- **What is being asked**
Starting at the line that contains "Give me the matplotlib source for this chart." and stopping at the line that contains "main_pcts = ['9,6", return those lines exactly and nothing else. Both end lines count; pictures do not.

(A run of records)
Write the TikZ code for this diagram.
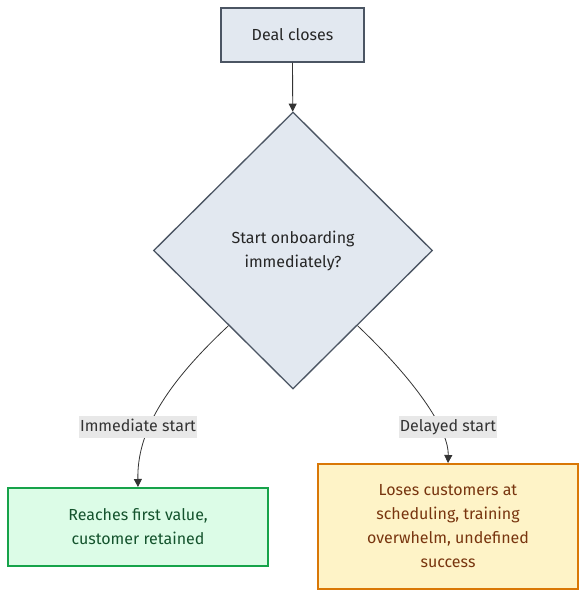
\documentclass[tikz,border=0pt]{standalone}
\usepackage{fontspec}
\setmainfont{Fira Sans}
\usetikzlibrary{shapes.geometric,arrows.meta,calc}
\definecolor{slatefill}{HTML}{E2E8F0}
\definecolor{slateline}{HTML}{4B5563}
\definecolor{greenfill}{HTML}{DCFCE7}
\definecolor{greenline}{HTML}{16A34A}
\definecolor{greentext}{HTML}{14532D}
\definecolor{yellowfill}{HTML}{FEF3C7}
\definecolor{yellowline}{HTML}{D97706}
\definecolor{yellowtext}{HTML}{78350F}
\definecolor{labelbg}{HTML}{E8E8E8}
\definecolor{edgecol}{HTML}{333333}
\tikzset{
  px/.style={x=0.75pt,y=-0.75pt},
  basefont/.style={font=\fontsize{12}{18}\selectfont, align=center},
  slatebox/.style={basefont, draw=slateline, fill=slatefill, line width=1pt, text=black!85, inner sep=0pt},
  greenbox/.style={basefont, draw=greenline, fill=greenfill, line width=1.5pt, text=greentext, inner sep=0pt},
  yellowbox/.style={basefont, draw=yellowline, fill=yellowfill, line width=1.5pt, text=yellowtext, inner sep=0pt},
  edgelabel/.style={basefont, fill=labelbg, text=black!80, inner xsep=1pt, inner ysep=2pt, text height=9pt, text depth=3pt},
  conn/.style={draw=edgecol, line width=0.6pt, -{Triangle[length=6pt,width=6pt]}},
}
\begin{document}
\begin{tikzpicture}[px]
\useasboundingbox (0,0) rectangle (586,598);
\node[slatebox, minimum width=107.25pt, minimum height=40.5pt] (deal) at (292.5,35) {Deal closes};
\node[slatebox, shape=diamond, aspect=1, minimum width=209.25pt, minimum height=207.75pt] (dec) at (293,250.5) {Start onboarding\\ immediately?};
\node[greenbox, minimum width=195pt, minimum height=58.5pt] (good) at (138,527) {Reaches first value,\\customer retained};
\node[yellowbox, minimum width=195pt, minimum height=93.75pt] (bad) at (448,526.5) {Loses customers at\\scheduling, training\\overwhelm, undefined\\success};
\coordinate (ls) at ($(dec.west)!0.54!(dec.south)$);
\coordinate (rs) at ($(dec.east)!0.54!(dec.south)$);
\draw[conn] (deal) -- (dec);
\draw[conn] (ls) .. controls (165,385) and (137,432) .. (good.north);
\draw[conn] (rs) .. controls (420,385) and (449,432) .. (bad.north);
\node[edgelabel] (l1) at (138,427) {Immediate start};
\node[edgelabel] (l2) at (448,427) {Delayed start};
\end{tikzpicture}
\end{document}
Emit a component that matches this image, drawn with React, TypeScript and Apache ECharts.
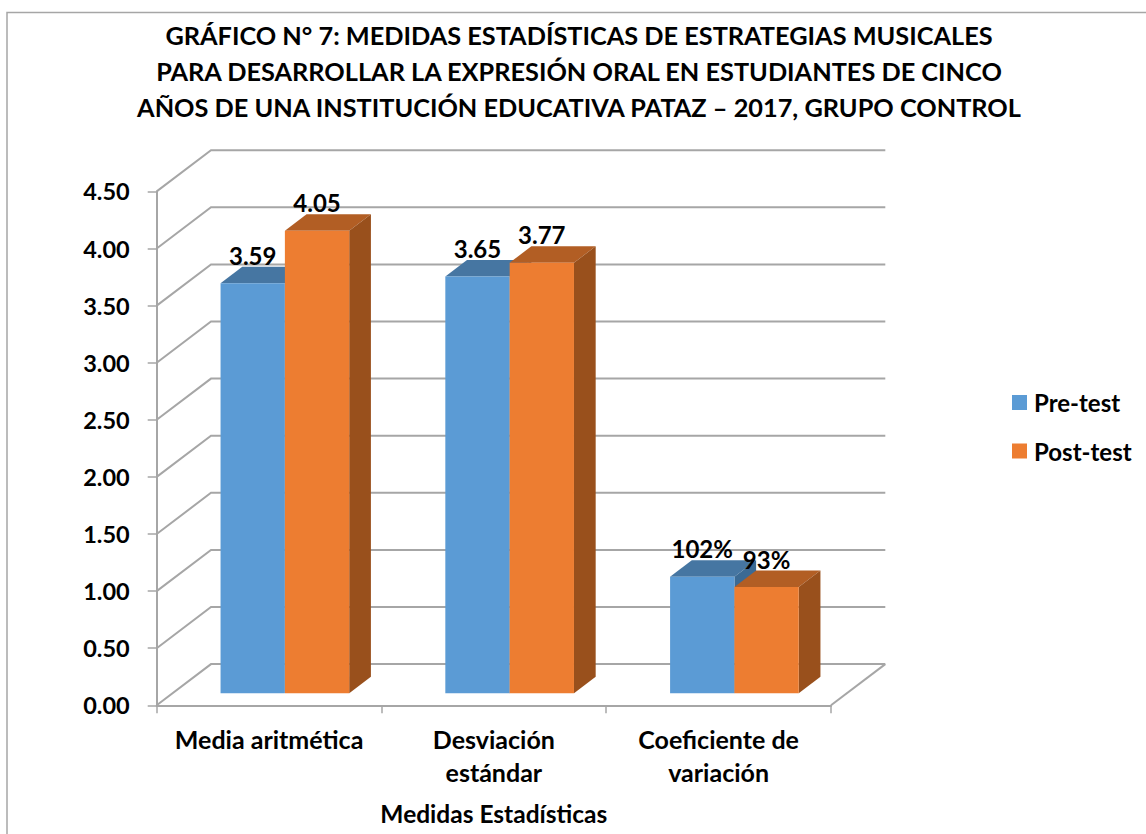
import React, { useEffect, useRef } from "react";
import * as echarts from "echarts";

const titleText =
  "GRÁFICO N° 7: MEDIDAS ESTADÍSTICAS DE ESTRATEGIAS MUSICALES\nPARA DESARROLLAR LA EXPRESIÓN ORAL EN ESTUDIANTES DE CINCO\nAÑOS DE UNA INSTITUCIÓN EDUCATIVA PATAZ – 2017, GRUPO CONTROL";
const categories = ["Media aritmética", "Desviación\nestándar", "Coeficiente de\nvariación"];
const preTest = [3.59, 3.65, 1.02];
const postTest = [4.05, 3.77, 0.93];
const preLabels = ["3.59", "3.65", "102%"];
const postLabels = ["4.05", "3.77", "93%"];
const wallTicks = [0, 0.5, 1, 1.5, 2, 2.5, 3, 3.5, 4, 4.5];

const FONT = "Lato";
const GRID_COLOR = "#a6a6a6";
const WALL_DX = 54.3;
const WALL_DY = -41.2;
const BAR_FRONT_DX = 15.8;
const BAR_FRONT_DY = -12;
const BAR_DX = 21.7;
const BAR_DY = -16.5;
const BAR_BAND = 0.2862;

function barSeries(name: string, values: number[], labels: string[], offsetIdx: number, front: string, top: string, side: string) {
  return {
    name,
    type: "custom",
    z: 3,
    silent: true,
    clip: false,
    itemStyle: { color: front },
    data: values.map((v, i) => [i, v]),
    encode: { x: 0, y: 1 },
    renderItem: (params: any, api: any) => {
      const i = api.value(0);
      const base = api.coord([i, 0]);
      const tip = api.coord([i, api.value(1)]);
      const w = api.size([1, 0])[0] * BAR_BAND;
      const x0 = base[0] - w + offsetIdx * w + BAR_FRONT_DX;
      const x1 = x0 + w;
      const yb = base[1] + BAR_FRONT_DY;
      const yt = tip[1] + BAR_FRONT_DY;
      return {
        type: "group",
        children: [
          {
            type: "polygon",
            shape: { points: [[x0, yt], [x0 + BAR_DX, yt + BAR_DY], [x1 + BAR_DX, yt + BAR_DY], [x1, yt]] },
            style: { fill: top },
          },
          {
            type: "polygon",
            shape: { points: [[x1, yt], [x1 + BAR_DX, yt + BAR_DY], [x1 + BAR_DX, yb + BAR_DY], [x1, yb]] },
            style: { fill: side },
          },
          { type: "rect", shape: { x: x0, y: yt, width: w, height: yb - yt }, style: { fill: front } },
          {
            type: "text",
            z2: 20,
            style: {
              x: (x0 + x1) / 2,
              y: yt - 28,
              text: labels[params.dataIndex],
              fill: "#000",
              font: `bold 24px ${FONT}`,
              align: "center",
              verticalAlign: "middle",
            },
          },
        ],
      };
    },
  };
}

export default function App() {
  const ref = useRef<HTMLDivElement>(null);
  useEffect(() => {
    document.body.style.margin = "0";
    const chart = echarts.init(ref.current!, null, { renderer: "svg" });
    chart.setOption({
      animation: false,
      backgroundColor: "#fff",
      title: {
        text: titleText,
        left: 579,
        top: 16.5,
        padding: 0,
        textAlign: "center",
        textStyle: { fontFamily: FONT, fontWeight: "bold", fontSize: 25.3, lineHeight: 36, color: "#000" },
      },
      legend: {
        orient: "vertical",
        left: 1012,
        top: 390.5,
        padding: 0,
        itemWidth: 15,
        itemHeight: 15,
        itemGap: 24.5,
        data: [
          { name: "Pre-test", icon: "rect" },
          { name: "Post-test", icon: "rect" },
        ],
        textStyle: { fontFamily: FONT, fontWeight: "bold", fontSize: 24, color: "#000", padding: [0, 0, 0, 2], lineHeight: 24 },
      },
      graphic: [
        {
          type: "polyline",
          silent: true,
          shape: { points: [[7, 834], [7, 12.5], [1146, 12.5]] },
          style: { stroke: GRID_COLOR, lineWidth: 1.5, fill: "none" },
        },
      ],
      grid: { left: 156.7, right: 315, top: 191.4, bottom: 128.7, containLabel: false, outerBoundsMode: "none" },
      xAxis: {
        type: "category",
        data: categories,
        name: "Medidas Estadísticas",
        nameLocation: "middle",
        nameGap: 96,
        nameTextStyle: { fontFamily: FONT, fontWeight: "bold", fontSize: 24.5, color: "#000" },
        axisLine: { show: true, lineStyle: { color: GRID_COLOR, width: 2 } },
        axisTick: { show: true, length: 8, lineStyle: { color: GRID_COLOR, width: 1.5 } },
        axisLabel: {
          interval: 0,
          margin: 17,
          fontFamily: FONT,
          fontWeight: "bold",
          fontSize: 25,
          lineHeight: 33,
          color: "#000",
          verticalAlign: "top",
        },
        splitLine: { show: false },
      },
      yAxis: {
        type: "value",
        min: 0,
        max: 4.5,
        interval: 0.5,
        axisLine: { show: true, lineStyle: { color: GRID_COLOR, width: 2 } },
        axisTick: { show: true, length: 9, lineStyle: { color: GRID_COLOR, width: 1.5 } },
        axisLabel: {
          margin: 27,
          fontFamily: FONT,
          fontWeight: "bold",
          fontSize: 23.5,
          color: "#000",
          formatter: (v: number) => v.toFixed(2),
        },
        splitLine: { show: false },
      },
      series: [
        {
          name: "Paredes",
          type: "custom",
          z: 1,
          silent: true,
          clip: false,
          data: wallTicks.map((v) => [0, v]),
          encode: { x: 0, y: 1 },
          renderItem: (params: any, api: any) => {
            const y = api.coord([0, api.value(1)])[1];
            const left = params.coordSys.x;
            const right = left + params.coordSys.width;
            const lineStyle = { stroke: GRID_COLOR, lineWidth: 2, fill: "none" };
            const children: any[] = [
              {
                type: "polyline",
                shape: { points: [[left, y], [left + WALL_DX, y + WALL_DY], [right + WALL_DX, y + WALL_DY]] },
                style: lineStyle,
              },
            ];
            if (api.value(1) === 0) {
              children.push({
                type: "line",
                shape: { x1: right, y1: y, x2: right + WALL_DX, y2: y + WALL_DY },
                style: lineStyle,
              });
            }
            return { type: "group", children };
          },
        },
        barSeries("Pre-test", preTest, preLabels, 0, "#5b9bd5", "#4676a2", "#3b6a94"),
        barSeries("Post-test", postTest, postLabels, 1, "#ed7d31", "#b25e24", "#99501c"),
      ],
    });
    return () => chart.dispose();
  }, []);
  return <div ref={ref} style={{ position: "fixed", left: 0, top: 0, width: 1146, height: 834 }} />;
}
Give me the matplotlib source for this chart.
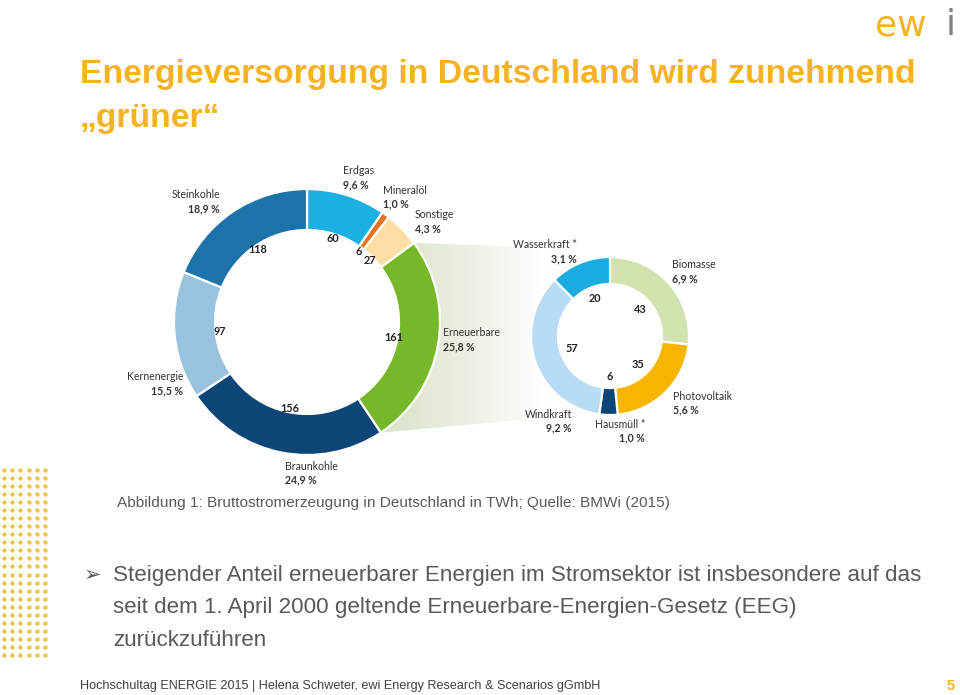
import numpy as np
import matplotlib.pyplot as plt
from matplotlib.patches import Polygon

W, H = 960, 695

# ---------------- data ----------------
main_labels = ['Erdgas', 'Mineralöl', 'Sonstige', 'Erneuerbare', 'Braunkohle', 'Kernenergie', 'Steinkohle']
main_values = [60, 6, 27, 161, 156, 97, 118]
main_pcts = ['9,6 %', '1,0 %', '4,3 %', '25,8 %', '24,9 %', '15,5 %', '18,9 %']

ren_labels = ['Biomasse', 'Photovoltaik', 'Hausmüll *', 'Windkraft', 'Wasserkraft *']
ren_values = [43, 35, 6, 57, 20]
ren_pcts = ['6,9 %', '5,6 %', '1,0 %', '9,2 %', '3,1 %']

title_lines = ['Energieversorgung in Deutschland wird zunehmend', '\u201egr\u00fcner\u201c']
caption = 'Abbildung 1: Bruttostromerzeugung in Deutschland in TWh; Quelle: BMWi (2015)'
bullet_lines = ['Steigender Anteil erneuerbarer Energien im Stromsektor ist insbesondere auf das',
                'seit dem 1. April 2000 geltende Erneuerbare-Energien-Gesetz (EEG)',
                'zur\u00fcckzuf\u00fchren']
footer = 'Hochschultag ENERGIE 2015 | Helena Schweter, ewi Energy Research & Scenarios gGmbH'
page_no = '5'

# ---------------- styles ----------------
main_colors = ['#1cafe2', '#e8731c', '#fddfa6', '#77b82b', '#0c4578', '#98c2de', '#1c73a9']
ren_colors = ['#d1e2ae', '#f7b500', '#0c4578', '#b7dcf3', '#19ace0']
YELLOW = '#f5b323'
GREY = '#595959'
LBL = '#333333'

# label layout (pixel positions, ha)
main_lbl_pos = [(343, 171, 'left'), (383, 190, 'left'), (415, 215, 'left'),
                (443, 333, 'left'), (285, 466, 'left'), (183, 377, 'right'),
                (220, 195, 'right')]
ren_lbl_pos = [(672, 265, 'left'), (673, 396, 'left'), (645, 424, 'right'),
               (572, 414, 'right'), (577, 245, 'right')]


def Y(y):
    return H - y


fig = plt.figure(figsize=(9.6, 6.95), dpi=100)
ax = fig.add_axes([0, 0, 1, 1])

# ---------------- left donut ----------------
c1 = (307, Y(322))
r1 = 133
w1, _ = ax.pie(main_values, colors=main_colors, startangle=90, counterclock=False,
               radius=r1, center=c1, frame=True,
               wedgeprops=dict(width=41, edgecolor='white', linewidth=1.6))
for w in w1:
    w.set_zorder(3)

# ---------------- connector band ----------------
wE = w1[main_labels.index('Erneuerbare')]
angs = np.deg2rad(np.linspace(wE.theta2, wE.theta1, 40))
arc = np.column_stack([c1[0] + r1 * np.cos(angs), c1[1] + r1 * np.sin(angs)])
pts = np.vstack([arc, [[600, Y(413)], [600, Y(249)]]])
band = Polygon(pts, closed=True, facecolor='none', edgecolor='none')
ax.add_patch(band)
xs = np.linspace(0, 1, 300)
c_left = np.array([0.86, 0.895, 0.80])
c_right = np.array([1.0, 1.0, 1.0])
t = np.clip((xs - 0.08) / 0.62, 0, 1)[:, None]
grad = (c_left * (1 - t) + c_right * t)[None, :, :]
im = ax.imshow(grad, extent=(380, 620, Y(450), Y(230)), aspect='auto', zorder=1,
               interpolation='bilinear')
im.set_clip_path(band)

# ---------------- right donut ----------------
c2 = (610, Y(336))
r2 = 79
w2, _ = ax.pie(ren_values, colors=ren_colors, startangle=90, counterclock=False,
               radius=r2, center=c2, frame=True,
               wedgeprops=dict(width=27, edgecolor='white', linewidth=1.6))
for w in w2:
    w.set_zorder(3)

lbl_font = ['Lato', 'DejaVu Sans']

# inner values
for wedges, vals, c, r, f in [(w1, main_values, c1, r1, 0.66), (w2, ren_values, c2, r2, 0.51)]:
    for w, v in zip(wedges, vals):
        a = np.deg2rad((w.theta1 + w.theta2) / 2)
        ax.text(c[0] + f * r * np.cos(a), c[1] + f * r * np.sin(a), str(v),
                ha='center', va='center', fontsize=7.8, fontweight='bold',
                color='#222222', family=lbl_font, zorder=5)

# outer labels
for labels, pcts, pos in [(main_labels, main_pcts, main_lbl_pos), (ren_labels, ren_pcts, ren_lbl_pos)]:
    for name, pct, (x, y, ha) in zip(labels, pcts, pos):
        ax.text(x, Y(y), name, ha=ha, va='center', fontsize=7.6, color=LBL,
                family=lbl_font, zorder=5)
        ax.text(x, Y(y + 14), pct, ha=ha, va='center', fontsize=7.6, fontweight='bold',
                color=LBL, family=lbl_font, zorder=5)

# ---------------- slide texts ----------------
sans = ['Liberation Sans', 'DejaVu Sans']
ax.text(80, Y(74), title_lines[0], fontsize=24.3, fontweight='bold', color=YELLOW,
        va='center', ha='left', family=sans)
ax.text(80, Y(119), title_lines[1], fontsize=24.3, fontweight='bold', color=YELLOW,
        va='center', ha='left', family=sans)

ax.text(117, Y(503), caption, fontsize=11.05, color=GREY, va='center', ha='left', family=sans)

ax.text(84, Y(575), '\u27a2', fontsize=15, color=GREY, va='center', ha='left',
        family=['DejaVu Sans'])
for i, line in enumerate(bullet_lines):
    ax.text(113, Y(575 + 33 * i), line, fontsize=16.1, color=GREY, va='center', ha='left',
            family=sans)

ax.text(80, Y(686), footer, fontsize=9.1, color='#404040', va='center', ha='left', family=sans)
ax.text(955, Y(686), page_no, fontsize=10.5, fontweight='bold', color=YELLOW, va='center',
        ha='right', family=sans)

# logo
ax.text(875, Y(35), 'ew', fontsize=26, color=YELLOW, va='baseline', ha='left',
        fontweight='normal', family=['DejaVu Sans'])
ax.text(946, Y(35), 'i', fontsize=26, color='#7f7f7f', va='baseline', ha='left',
        fontweight='normal', family=['DejaVu Sans'])

# dotted decoration
gx, gy = np.meshgrid(np.arange(6) * 8.2 + 4, np.arange(24) * 8.04 + 470)
ax.scatter(gx.ravel(), Y(gy.ravel()), s=10, color='#f0c64a', linewidths=0, zorder=2)

ax.set_xlim(0, W)
ax.set_ylim(0, H)
ax.set_aspect('equal', adjustable='box')
ax.axis('off')

fig.savefig('out.png', dpi=100, facecolor='white')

- **Task solution**
Give me the matplotlib source for this chart.
import numpy as np
import matplotlib.pyplot as plt
from matplotlib.patches import Polygon

W, H = 960, 695

# ---------------- data ----------------
main_labels = ['Erdgas', 'Mineralöl', 'Sonstige', 'Erneuerbare', 'Braunkohle', 'Kernenergie', 'Steinkohle']
main_values = [60, 6, 27, 161, 156, 97, 118]
main_pcts = ['9,6 %', '1,0 %', '4,3 %', '25,8 %', '24,9 %', '15,5 %', '18,9 %']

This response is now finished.